“What’s indecent to you anyway?”, the seasoned policeman Jang-bae asks his young subordinate officer — after the chief of police orders, in the context of a moral offensive, to rid Seoul of all things “indecent”. Good question! So good that it is the basis for Lee Hae-young’s entire pleasant erotic comedy Foxy Festival.
With intelligence and humour the film illustrates two truisms which are indeed less than moral: “It takes all sorts to make a world” and “Everything revolves around sex.” The teacher Mr. Kim wears female lingerie when his wife is absent. Soon-sim, a dignified and attractive widow, ever since setting eyes on a whip hanging in the mechanic Ki-bong’s shop, cannot think of anything else. He introduces her to the mysteries of S&M, but the pupil surpasses her teacher and becomes the Dominatrix of his dreams.
The student Ja-hye, daughter of Soon-sim and unaware of her mother’s passions, makes money by selling her knickers, which she dampens by running in them. She wants to lose her virginity with the fish sausage seller Sang-doo, who rejects her — also because, as we will see, he has a perversion of his own. The policeman Jang-bae is no exception: he’s convinced he is the Korean John C. Holmes, much to the disdain of his teacher girlfriend who cannot stand his boorish ways — until in the toilet he happens to see his subordinate officer’s sexual apparatus and he compares it to his, after which he loses all of his confidence.
This little Ronde of perversion obtains the remarkable result of being very funny while allowing the characters to maintain a human dimension. With its humorous over-the-topness Foxy Festival talks to each of us: it’s a film about our sexual fantasies — and about the fact that these don’t always coincide with those of our loved ones. Also because they are secret: a symbolically relevant scene shows Professor Kim and Soon-sim in her role of mother, in a serious meeting during office hours at the school about Ja-hye’s strange behaviour (she seems to have become obsessed with running) — and the tell-tale camera reveals Soon-sim’s S&M stilettoes and the women’s knickers whose edging is peeping out of the professor’s trousers. Inevitably the S&M couple Soon-sim and Ki-bong are the central part of the film, with their fabrication of delirious erotic machines that are very reminiscent of Jan Švankmajer’s feature-length masterpiece Conspirators of Pleasure.

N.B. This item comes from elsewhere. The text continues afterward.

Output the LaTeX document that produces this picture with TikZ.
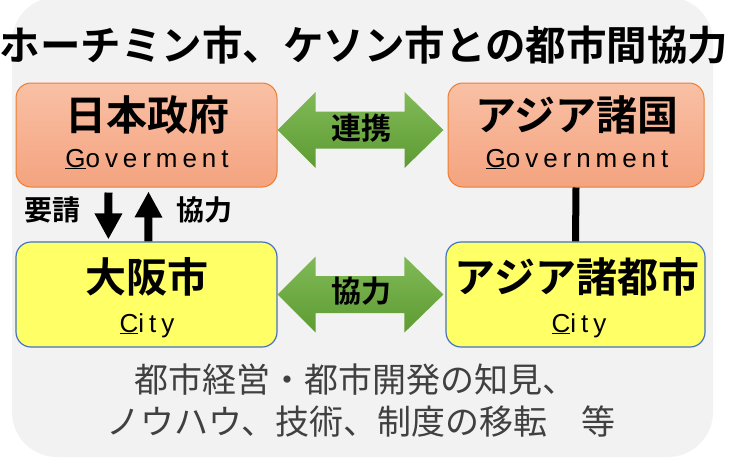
\documentclass[tikz,border=0pt]{standalone}
\usepackage{fontspec}
\usetikzlibrary{arrows.meta,calc}
\newfontfamily\cjk{Noto Sans CJK JP}[BoldFont={Noto Sans CJK JP Black}]
\newfontfamily\cjkb{Noto Sans CJK JP Bold}
\newfontfamily\latsp{Liberation Sans}[LetterSpace=19]
\definecolor{bggray}{HTML}{F2F2F2}
\definecolor{orgtop}{HTML}{F9C0A5}
\definecolor{orgbot}{HTML}{F4A37F}
\definecolor{orgline}{HTML}{ED7D31}
\definecolor{yelfill}{HTML}{FFFF66}
\definecolor{blueline}{HTML}{4472C4}
\definecolor{grntop}{HTML}{80BA58}
\definecolor{grnbot}{HTML}{5E9B32}
\definecolor{txtgray}{HTML}{404040}
\begin{document}
\begin{tikzpicture}[x=1pt,y=-1pt,
  govbox/.style={draw=orgline, line width=1pt, rounded corners=15pt, top color=orgtop, bottom color=orgbot, minimum width=261pt, minimum height=104pt, inner sep=0pt},
  citybox/.style={draw=blueline, line width=1.2pt, rounded corners=15pt, fill=yelfill, minimum width=261pt, minimum height=105pt, inner sep=0pt},
  headtxt/.style={font=\cjkb\fontsize{41}{41}\selectfont, inner sep=0pt, anchor=base},
  latintxt/.style={font=\latsp\fontsize{26}{26}\selectfont, inner sep=0pt, anchor=base},
  arrowtxt/.style={font=\cjkb\fontsize{30}{30}\selectfont, inner sep=0pt},
  sidetxt/.style={font=\cjkb\fontsize{28}{28}\selectfont, inner sep=0pt},
  titletxt/.style={font=\cjkb\fontsize{40.5}{40.5}\selectfont, inner sep=0pt},
  graytxt/.style={font=\cjk\fontsize{34}{34}\selectfont, text=txtgray, inner sep=0pt},
  greenarrow/.style={top color=grntop, bottom color=grnbot},
  blackarrow/.style={line width=8pt, -{Triangle[width=26pt,length=26pt]}}
]
\useasboundingbox (0,0) rectangle (730,461);
\fill[bggray, rounded corners=45pt] (12,-3) rectangle (713,457);

% title
\node[titletxt] (title) at (364,45) {ホーチミン市、ケソン市との都市間協力};

% boxes
\node[govbox] (gov) at (146.5,135) {};
\node[govbox, minimum width=256pt] (asg) at (576,135) {};
\node[citybox] (osaka) at (146.5,294.5) {};
\node[citybox, minimum width=259pt] (asc) at (575.5,294.5) {};

% box texts
\node[headtxt] (govh) at (147,130) {日本政府};
\node[latintxt] (govl) at (147,167) {\underline{G}overment};
\node[headtxt] (asgh) at (577,130) {アジア諸国};
\node[latintxt] (asgl) at (577,167) {\underline{G}overnment};
\node[headtxt] (osah) at (146.5,292) {大阪市};
\node[latintxt] (osal) at (147,332) {\underline{C}ity};
\node[headtxt] (asch) at (577,292) {アジア諸都市};
\node[latintxt] (ascl) at (579,332) {\underline{C}ity};

% green double arrows
\coordinate (g1) at ($(gov.east)+(0,-5)$);
\coordinate (g2) at ($(asg.west)+(-4,-5)$);
\shade[greenarrow] (g1) -- ++(38,-38) -- ++(0,19.5) -- ($(g2)+(-39,-18.5)$) -- ++(0,-19.5) -- (g2) -- ++(-39,38) -- ++(0,-19.5) -- ($(g1)+(38,18.5)$) -- ++(0,19.5) -- cycle;
\node[arrowtxt] (renkei) at (361,128) {連携};

\coordinate (g3) at (osaka.east);
\coordinate (g4) at ($(asc.west)+(-2,0)$);
\shade[greenarrow] (g3) -- ++(38,-38) -- ++(0,19.5) -- ($(g4)+(-39,-18.5)$) -- ++(0,-19.5) -- (g4) -- ++(-39,38) -- ++(0,-19.5) -- ($(g3)+(38,18.5)$) -- ++(0,19.5) -- cycle;
\node[arrowtxt] (kyoryoku) at (361,291) {協力};

% black arrows
\coordinate (d1) at ($(gov.south west)+(93,5)$);
\coordinate (d2) at ($(osaka.north west)+(93,-2)$);
\draw[blackarrow] (d1) -- (d2);
\coordinate (u1) at ($(osaka.north west)+(133,0)$);
\coordinate (u2) at ($(gov.south west)+(133,4)$);
\draw[blackarrow] (u1) -- (u2);
\node[sidetxt] (yosei) at (52,210) {要請};
\node[sidetxt] (kyo2) at (204,210) {協力};

% vertical line
\draw[line width=7pt] (asg.south) -- (asc.north);

% bottom text
\node[graytxt] (t1) at (355,380) {都市経営・都市開発の知見、};
\node[graytxt] (t2) at (361,422) {ノウハウ、技術、制度の移転　等};
\end{tikzpicture}
\end{document}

Outrageously funny, the film is packed with double entendres both in a visual and verbal sense and with editing connections through analogy. Frequently an image appears in order to represent thoughts or memories, with a freedom similar to that of comics (which existed in silent films, and which is now reappearing on the screen). The sophisticated directing by Lee Hae-young, author alongside Lee Hae-jun of the splendid Like a Virgin (2006), is capable of great flashy moments (the hilarious martial art film style split-screen in the park fight scene) but also of more subdued touches (the light of the stairwell in the block of flats that automatically switches off during the showdown between Professor Kim and his wife). In tune with Nam Na-young’s editing, the direction creates a great work of connection through the use of lighting, openings and glances.
The film provides meaty roles for a group of actors in a state of grace. Soon-sim is played with deadpan humour by Shim Hye-jin, a brilliant actress who was particularly active in the 90s (and returns after Mothers and Daughters, 2008). Her partner Ki-bong is Seong Dong-il, an excellent supporting actor (200 Pounds Beauty). Jang-bae is the great Shin Ha-kyun, protagonist of No Mercy for the Rude, the winner at FEFF 2007. Finally, the role of the reluctant Sang-doo is played by Ryoo Seung-beom, who will be a guest at Udine FEFF 13 as co-protagonist in The Unjust.
In the end, Foxy Festival is a humanist film. “What the heck you know?”, shouts Soon-sim at her daughter who ignores her, in their final confrontation: what do we know that allows us to judge others? So our hearts follow her in her funny, solemn, memorable final march, which leads to a great moment of collective freedom. Perverts of the world, unite!